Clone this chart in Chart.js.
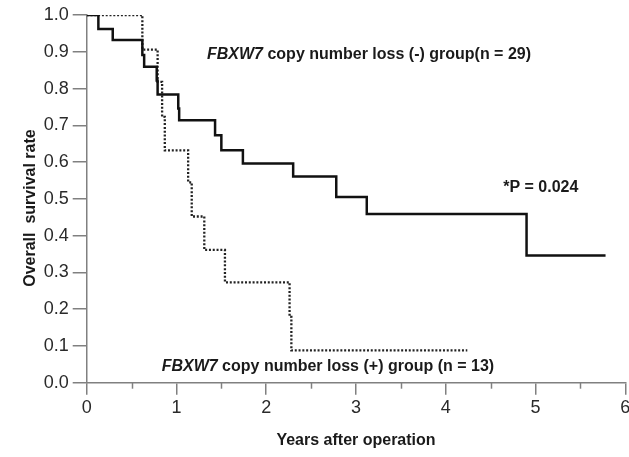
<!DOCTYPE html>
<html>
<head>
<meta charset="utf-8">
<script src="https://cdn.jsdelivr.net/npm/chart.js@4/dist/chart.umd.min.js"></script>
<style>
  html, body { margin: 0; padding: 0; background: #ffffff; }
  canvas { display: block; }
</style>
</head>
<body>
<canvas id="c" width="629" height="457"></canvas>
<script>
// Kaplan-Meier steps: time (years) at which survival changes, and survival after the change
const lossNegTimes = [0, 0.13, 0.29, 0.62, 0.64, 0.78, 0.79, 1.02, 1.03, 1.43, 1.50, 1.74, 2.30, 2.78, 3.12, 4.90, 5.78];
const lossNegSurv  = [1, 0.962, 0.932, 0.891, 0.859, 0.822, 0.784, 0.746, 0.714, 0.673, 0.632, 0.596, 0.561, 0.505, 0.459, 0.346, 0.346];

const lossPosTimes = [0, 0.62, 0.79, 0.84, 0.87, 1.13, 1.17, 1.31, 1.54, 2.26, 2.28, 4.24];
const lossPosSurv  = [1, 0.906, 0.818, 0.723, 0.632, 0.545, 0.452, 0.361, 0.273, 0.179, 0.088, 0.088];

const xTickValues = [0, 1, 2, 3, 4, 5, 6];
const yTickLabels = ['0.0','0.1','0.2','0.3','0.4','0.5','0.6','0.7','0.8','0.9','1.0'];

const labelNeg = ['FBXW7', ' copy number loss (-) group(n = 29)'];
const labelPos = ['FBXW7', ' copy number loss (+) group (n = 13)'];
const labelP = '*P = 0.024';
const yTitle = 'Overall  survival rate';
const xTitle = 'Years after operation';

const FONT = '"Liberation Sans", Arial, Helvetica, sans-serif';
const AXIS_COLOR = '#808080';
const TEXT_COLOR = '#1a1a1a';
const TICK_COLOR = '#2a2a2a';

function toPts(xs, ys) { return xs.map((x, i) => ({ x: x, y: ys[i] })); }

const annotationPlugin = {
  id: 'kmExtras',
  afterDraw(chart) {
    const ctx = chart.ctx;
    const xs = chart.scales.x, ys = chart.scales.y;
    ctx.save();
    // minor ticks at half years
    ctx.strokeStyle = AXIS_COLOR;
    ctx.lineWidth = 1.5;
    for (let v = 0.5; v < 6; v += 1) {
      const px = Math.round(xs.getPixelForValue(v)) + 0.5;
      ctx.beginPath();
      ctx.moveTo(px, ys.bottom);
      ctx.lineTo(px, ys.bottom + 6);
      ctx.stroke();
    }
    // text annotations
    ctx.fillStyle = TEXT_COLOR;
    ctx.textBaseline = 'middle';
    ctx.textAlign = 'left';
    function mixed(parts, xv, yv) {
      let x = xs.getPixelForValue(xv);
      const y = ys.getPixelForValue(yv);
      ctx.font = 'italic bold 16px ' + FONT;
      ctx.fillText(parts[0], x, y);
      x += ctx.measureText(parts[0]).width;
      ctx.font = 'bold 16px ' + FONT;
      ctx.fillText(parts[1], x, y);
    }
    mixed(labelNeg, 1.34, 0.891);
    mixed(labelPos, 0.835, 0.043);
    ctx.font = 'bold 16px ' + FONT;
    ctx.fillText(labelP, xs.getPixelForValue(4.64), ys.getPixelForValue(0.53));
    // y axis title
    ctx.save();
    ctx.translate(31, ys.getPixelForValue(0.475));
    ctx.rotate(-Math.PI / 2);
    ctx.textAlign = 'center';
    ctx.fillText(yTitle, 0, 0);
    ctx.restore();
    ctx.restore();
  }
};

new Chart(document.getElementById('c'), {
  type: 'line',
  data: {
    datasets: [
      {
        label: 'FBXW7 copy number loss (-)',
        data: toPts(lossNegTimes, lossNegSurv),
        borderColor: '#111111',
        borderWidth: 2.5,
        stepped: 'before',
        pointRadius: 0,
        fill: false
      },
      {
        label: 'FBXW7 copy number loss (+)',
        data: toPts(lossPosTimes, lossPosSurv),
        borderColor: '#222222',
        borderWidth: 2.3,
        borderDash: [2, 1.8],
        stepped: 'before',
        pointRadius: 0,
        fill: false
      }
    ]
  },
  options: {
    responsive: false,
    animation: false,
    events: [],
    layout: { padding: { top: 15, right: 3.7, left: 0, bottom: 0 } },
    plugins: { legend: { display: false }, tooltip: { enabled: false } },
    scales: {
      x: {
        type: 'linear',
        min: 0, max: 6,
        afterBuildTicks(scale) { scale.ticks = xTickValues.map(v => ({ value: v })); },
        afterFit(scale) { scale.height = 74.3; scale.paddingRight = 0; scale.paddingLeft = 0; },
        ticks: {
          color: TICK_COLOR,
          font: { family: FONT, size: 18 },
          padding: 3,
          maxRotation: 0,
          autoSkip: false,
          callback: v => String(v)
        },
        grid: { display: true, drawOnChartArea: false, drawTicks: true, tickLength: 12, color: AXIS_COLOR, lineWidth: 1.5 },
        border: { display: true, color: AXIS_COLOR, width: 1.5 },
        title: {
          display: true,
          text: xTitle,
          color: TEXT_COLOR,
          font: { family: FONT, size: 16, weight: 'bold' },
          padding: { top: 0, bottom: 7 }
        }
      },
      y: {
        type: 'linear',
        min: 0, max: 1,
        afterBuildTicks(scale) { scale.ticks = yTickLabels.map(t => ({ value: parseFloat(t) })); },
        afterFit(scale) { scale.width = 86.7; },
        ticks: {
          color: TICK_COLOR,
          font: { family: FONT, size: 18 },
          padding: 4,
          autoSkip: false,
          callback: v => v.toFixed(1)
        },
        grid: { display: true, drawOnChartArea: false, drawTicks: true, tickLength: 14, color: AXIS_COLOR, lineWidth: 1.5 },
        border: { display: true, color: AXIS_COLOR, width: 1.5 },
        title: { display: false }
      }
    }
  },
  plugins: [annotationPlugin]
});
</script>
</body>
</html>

**DESCRIPTION OF THE TASK**. Print out the lines exactly, skipping any picture.

**RESULT OF THIS TASK**.
Clone this chart in Chart.js.
<!DOCTYPE html>
<html>
<head>
<meta charset="utf-8">
<script src="https://cdn.jsdelivr.net/npm/chart.js@4/dist/chart.umd.min.js"></script>
<style>
  html, body { margin: 0; padding: 0; background: #ffffff; }
  canvas { display: block; }
</style>
</head>
<body>
<canvas id="c" width="629" height="457"></canvas>
<script>
// Kaplan-Meier steps: time (years) at which survival changes, and survival after the change
const lossNegTimes = [0, 0.13, 0.29, 0.62, 0.64, 0.78, 0.79, 1.02, 1.03, 1.43, 1.50, 1.74, 2.30, 2.78, 3.12, 4.90, 5.78];
const lossNegSurv  = [1, 0.962, 0.932, 0.891, 0.859, 0.822, 0.784, 0.746, 0.714, 0.673, 0.632, 0.596, 0.561, 0.505, 0.459, 0.346, 0.346];

const lossPosTimes = [0, 0.62, 0.79, 0.84, 0.87, 1.13, 1.17, 1.31, 1.54, 2.26, 2.28, 4.24];
const lossPosSurv  = [1, 0.906, 0.818, 0.723, 0.632, 0.545, 0.452, 0.361, 0.273, 0.179, 0.088, 0.088];

const xTickValues = [0, 1, 2, 3, 4, 5, 6];
const yTickLabels = ['0.0','0.1','0.2','0.3','0.4','0.5','0.6','0.7','0.8','0.9','1.0'];

const labelNeg = ['FBXW7', ' copy number loss (-) group(n = 29)'];
const labelPos = ['FBXW7', ' copy number loss (+) group (n = 13)'];
const labelP = '*P = 0.024';
const yTitle = 'Overall  survival rate';
const xTitle = 'Years after operation';

const FONT = '"Liberation Sans", Arial, Helvetica, sans-serif';
const AXIS_COLOR = '#808080';
const TEXT_COLOR = '#1a1a1a';
const TICK_COLOR = '#2a2a2a';

function toPts(xs, ys) { return xs.map((x, i) => ({ x: x, y: ys[i] })); }

const annotationPlugin = {
  id: 'kmExtras',
  afterDraw(chart) {
    const ctx = chart.ctx;
    const xs = chart.scales.x, ys = chart.scales.y;
    ctx.save();
    // minor ticks at half years
    ctx.strokeStyle = AXIS_COLOR;
    ctx.lineWidth = 1.5;
    for (let v = 0.5; v < 6; v += 1) {
      const px = Math.round(xs.getPixelForValue(v)) + 0.5;
      ctx.beginPath();
      ctx.moveTo(px, ys.bottom);
      ctx.lineTo(px, ys.bottom + 6);
      ctx.stroke();
    }
    // text annotations
    ctx.fillStyle = TEXT_COLOR;
    ctx.textBaseline = 'middle';
    ctx.textAlign = 'left';
    function mixed(parts, xv, yv) {
      let x = xs.getPixelForValue(xv);
      const y = ys.getPixelForValue(yv);
      ctx.font = 'italic bold 16px ' + FONT;
      ctx.fillText(parts[0], x, y);
      x += ctx.measureText(parts[0]).width;
      ctx.font = 'bold 16px ' + FONT;
      ctx.fillText(parts[1], x, y);
    }
    mixed(labelNeg, 1.34, 0.891);
    mixed(labelPos, 0.835, 0.043);
    ctx.font = 'bold 16px ' + FONT;
    ctx.fillText(labelP, xs.getPixelForValue(4.64), ys.getPixelForValue(0.53));
    // y axis title
    ctx.save();
    ctx.translate(31, ys.getPixelForValue(0.475));
    ctx.rotate(-Math.PI / 2);
    ctx.textAlign = 'center';
    ctx.fillText(yTitle, 0, 0);
    ctx.restore();
    ctx.restore();
  }
};

new Chart(document.getElementById('c'), {
  type: 'line',
  data: {
    datasets: [
      {
        label: 'FBXW7 copy number loss (-)',
        data: toPts(lossNegTimes, lossNegSurv),
        borderColor: '#111111',
        borderWidth: 2.5,
        stepped: 'before',
        pointRadius: 0,
        fill: false
      },
      {
        label: 'FBXW7 copy number loss (+)',
        data: toPts(lossPosTimes, lossPosSurv),
        borderColor: '#222222',
        borderWidth: 2.3,
        borderDash: [2, 1.8],
        stepped: 'before',
        pointRadius: 0,
        fill: false
      }
    ]
  },
  options: {
    responsive: false,
    animation: false,
    events: [],
    layout: { padding: { top: 15, right: 3.7, left: 0, bottom: 0 } },
    plugins: { legend: { display: false }, tooltip: { enabled: false } },
    scales: {
      x: {
        type: 'linear',
        min: 0, max: 6,
        afterBuildTicks(scale) { scale.ticks = xTickValues.map(v => ({ value: v })); },
        afterFit(scale) { scale.height = 74.3; scale.paddingRight = 0; scale.paddingLeft = 0; },
        ticks: {
          color: TICK_COLOR,
          font: { family: FONT, size: 18 },
          padding: 3,
          maxRotation: 0,
          autoSkip: false,
          callback: v => String(v)
        },
        grid: { display: true, drawOnChartArea: false, drawTicks: true, tickLength: 12, color: AXIS_COLOR, lineWidth: 1.5 },
        border: { display: true, color: AXIS_COLOR, width: 1.5 },
        title: {
          display: true,
          text: xTitle,
          color: TEXT_COLOR,
          font: { family: FONT, size: 16, weight: 'bold' },
          padding: { top: 0, bottom: 7 }
        }
      },
      y: {
        type: 'linear',
        min: 0, max: 1,
        afterBuildTicks(scale) { scale.ticks = yTickLabels.map(t => ({ value: parseFloat(t) })); },
        afterFit(scale) { scale.width = 86.7; },
        ticks: {
          color: TICK_COLOR,
          font: { family: FONT, size: 18 },
          padding: 4,
          autoSkip: false,
          callback: v => v.toFixed(1)
        },
        grid: { display: true, drawOnChartArea: false, drawTicks: true, tickLength: 14, color: AXIS_COLOR, lineWidth: 1.5 },
        border: { display: true, color: AXIS_COLOR, width: 1.5 },
        title: { display: false }
      }
    }
  },
  plugins: [annotationPlugin]
});
</script>
</body>
</html>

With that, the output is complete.